Just Keep Swimming: A Meditation on Endings
On May 12, 2017, I officially put a period at the end of a 21 year long sentence. I graduated from Clemson University with my Master of Arts in Communication, Technology, and Society. I’m not sure rightly sure how I feel about it. At once I am proud of myself for accomplishing my goals and somewhat dejected about no longer identifying as a student.
For the first time in the majority of my life, I will not be buying textbooks, back to school clothes and supplies, nor posting on various social media “back at it,” “another first day done,” or some other indicator that I’m back in school and the academic hustle has begun anew. August will not require me to share a “fun fact” with 15-22 strangers (I tell everyone I know Freaknik: The Musical by heart — and I do!). September will not bring tests I very lovingly call “the sacrificial exams” (because everyone has ONE they can bomb and still earn their “A”). No debating which class to skip for Homecoming festivities in October or taking an L for an earlier trip home for Thanksgiving. I won’t have to scribble frantic math into the corners of review sheets to calculate scores needed to maintain any GPA’s and will there be no silent crying in the library bathroom this December. I also will not feel the sweet release turning in that last paper. I am finally free. Free to do whatever I want to do. Whatever I want to do. This was an entirely new concept to me so what did I do? I went to the Georgia Aquarium.

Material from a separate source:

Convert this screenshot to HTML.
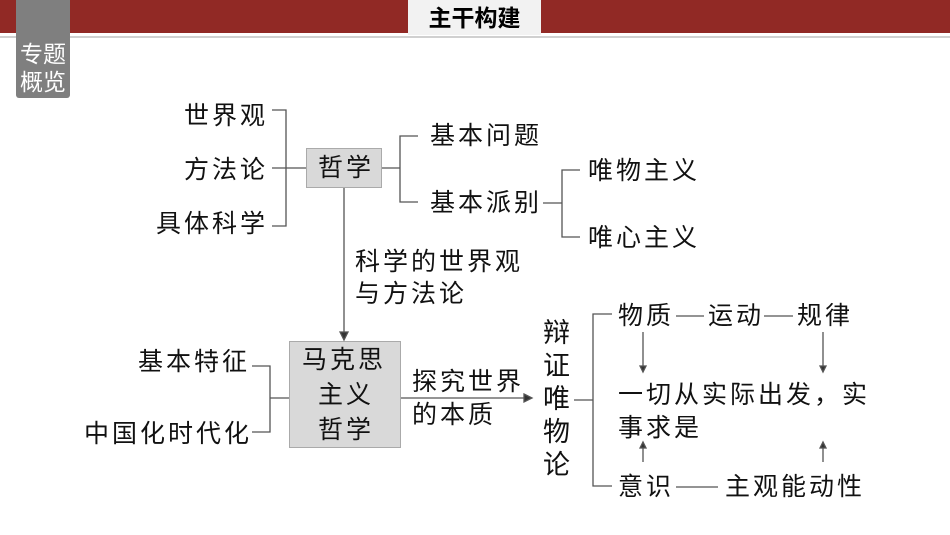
<!DOCTYPE html>
<html><head><meta charset="utf-8"><style>
body{margin:0;width:950px;height:535px;position:relative;background:#fff;overflow:hidden;font-family:"Liberation Sans","Noto Sans CJK SC",sans-serif;}
.t{position:absolute;font-size:25px;line-height:28px;color:#111;white-space:nowrap;letter-spacing:3px}
</style></head><body>
<div style="position:absolute;left:0;top:0;width:950px;height:33px;background:#912925"></div>
<div style="position:absolute;left:0;top:36px;width:950px;height:2px;background:#d0d0d0"></div>
<div style="position:absolute;left:408px;top:0;width:133px;height:35px;background:#f2f2f2;font-size:23px;font-weight:bold;line-height:36px;text-align:center;color:#000">主干构建</div>
<div style="position:absolute;left:16px;top:0;width:54px;height:98px;background:#7f7f7f;border-radius:0 0 3px 3px;color:#fff;font-size:23px;line-height:28px;text-align:center;padding-top:40px;box-sizing:border-box">专题<br>概览</div>
<div style="position:absolute;left:306px;top:148px;width:76px;height:40px;background:#d9d9d9;border:1px solid #aaa;box-sizing:border-box"></div>
<div style="position:absolute;left:289px;top:341px;width:112px;height:107px;background:#d9d9d9;border:1px solid #aaa;box-sizing:border-box"></div>
<svg width="950" height="535" style="position:absolute;left:0;top:0" fill="none" stroke="#555" stroke-width="1.3">
<path d="M272 110H286V226H272M272 168H306"/>
<path d="M382 168H400M418 136H400V202H418"/>
<path d="M543 203H562M580 170H562V237H580"/>
<path d="M344 188V334"/><path d="M340 332L344 340L348 332Z" fill="#333"/>
<path d="M252 366H270V432H252M270 398H289"/>
<path d="M401 398H526"/><path d="M524 394L532 398L524 402Z" fill="#333"/>
<path d="M574 400H593M612 314H593V486H612"/>
<path d="M676 316H704M764 316H793M676 487H718"/>
<path d="M643 332V368M823 332V368M643 462V446M823 462V446"/>
<path d="M640 366L643 372L646 366ZM820 366L823 372L826 366ZM640 448L643 442L646 448ZM820 448L823 442L826 448Z" fill="#333"/>
</svg>
<div class="t" style="left:184px;top:102px">世界观</div>
<div class="t" style="left:184px;top:156px">方法论</div>
<div class="t" style="left:156px;top:210px">具体科学</div>
<div class="t" style="left:318px;top:154px">哲学</div>
<div class="t" style="left:430px;top:122px">基本问题</div>
<div class="t" style="left:430px;top:189px">基本派别</div>
<div class="t" style="left:588px;top:157px">唯物主义</div>
<div class="t" style="left:588px;top:224px">唯心主义</div>
<div class="t" style="left:355px;top:248px">科学的世界观</div>
<div class="t" style="left:355px;top:280px">与方法论</div>
<div class="t" style="left:138px;top:348px">基本特征</div>
<div class="t" style="left:84px;top:420px">中国化时代化</div>
<div class="t" style="left:302px;top:346px">马克思</div>
<div class="t" style="left:318px;top:381px">主义</div>
<div class="t" style="left:318px;top:416px">哲学</div>
<div class="t" style="left:412px;top:368px">探究世界</div>
<div class="t" style="left:412px;top:401px">的本质</div>
<div class="t" style="left:543px;top:317px;line-height:33px;font-size:27px">辩<br>证<br>唯<br>物<br>论</div>
<div class="t" style="left:618px;top:302px">物质</div>
<div class="t" style="left:708px;top:302px">运动</div>
<div class="t" style="left:797px;top:302px">规律</div>
<div class="t" style="left:618px;top:381px">一切从实际出发，实</div>
<div class="t" style="left:618px;top:414px">事求是</div>
<div class="t" style="left:618px;top:473px">意识</div>
<div class="t" style="left:725px;top:473px">主观能动性</div>
</body></html>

I, a single African American young adult woman, drove to Atlanta and bought a ticket to see whales, manta-rays, giant grouper, and other marine life because I had graduated from the last leg of my academic career (at least for a very long while) and I deserved. I deserved to experience something different and exciting. I deserved to not have to think beyond the obvious and critically examine the majesty displayed before me. I deserved to do whatever I wanted to do. So naturally, I thought beyond the obvious and critically examined the majesty displayed before me because “reasons” (read: grad school). However, I must admit, I went on my aquatic adventure looking for answers.
Dear reader, I should let you know a digression is coming. I promise it will round back beautifully to the primary focus of this post. I’ve started doing a new thing in my life where I'm letting words use me instead of me using the words. I’m being brave enough to let messages within me find their way into life. Keep this in mind as I dive back into the meditation.
The words that want me to say them right now are that I knew I would spend my hour and a half inside this southeastern marine sanctuary working the wheels of my intelligence because that’s what I like to do. Being free to do whatever I want meant doing what I liked which is being deep in thought, making meaning, applying observation to practice. I knew if I stared into a living arena teeming with variety and color and narrative I would eventually not only find answers, I would find better questions to ask for the next time I wanted to test myself.
So what did the fish tell me? What did I learn from the sea mammals and cephalopods? They told me to calm down. That’s it. From watching them swim, float, wiggle, dive, and do that thing jellyfish do, I learned to just calm down and live my life. At each exhibit, every animal was going about their way and not a single one bumped into another, none seemed upset by the courses of others; everything was just fine. Maybe right now the currents are a bit choppy, but they’ll calm down. Sure, there might be a toddler tapping on your tank but their adult will remove them soon. Yes, there are literally tons of other fish (and sea mammals because we all know whales are heavy and have live births) around you, they're all doing their own thing and they are ok. The same is true for my land-lubbing life.
These were fairly simple revelations, but they were exactly what my unsure soul needed as I prepared to ride this new wave in life. These waters are uncharted to me. T’were my life an early earth illustration, cartographers would have drawn sea monsters in this space simply because they did not know what existed there and wanted to deter sailors from any potential danger.
But as I gazed into the vast blue scene, the newness became less daunting. Life is just about moving along. How you move is no better or worse than any other being. Everyone and everything is keeping their own course in the grand scheme. It all can be likened to an intricate dance, really, the way paths cross and diverge.
So here I am. Singing a sweet farewell to a very long period in my life as I sail into a new one. I, like Magellan (but without the mutiny in the Philippines), have set out into the potentially sea-monster infested waters. I have a general idea of how and where I am to go because of my reading, studying, partying, bathroom crying, and my various other achievements in these past two decades of schooling. I expect challenges as equally, if not more-so, than I do triumphs. The plan is to keep time with the tides and make sure to create my path and boldly go about my courses. Everything will be just fine. Also, I should probably learn how to swim.
Post Script: You, dear reader, have my deepest apologies for the nautical and oceanic puns and references. I simply could not help myself. I do hope you decide to join me again for another meditation. I cannot and will not promise this won’t happen again but they will be more so-fish-ticated.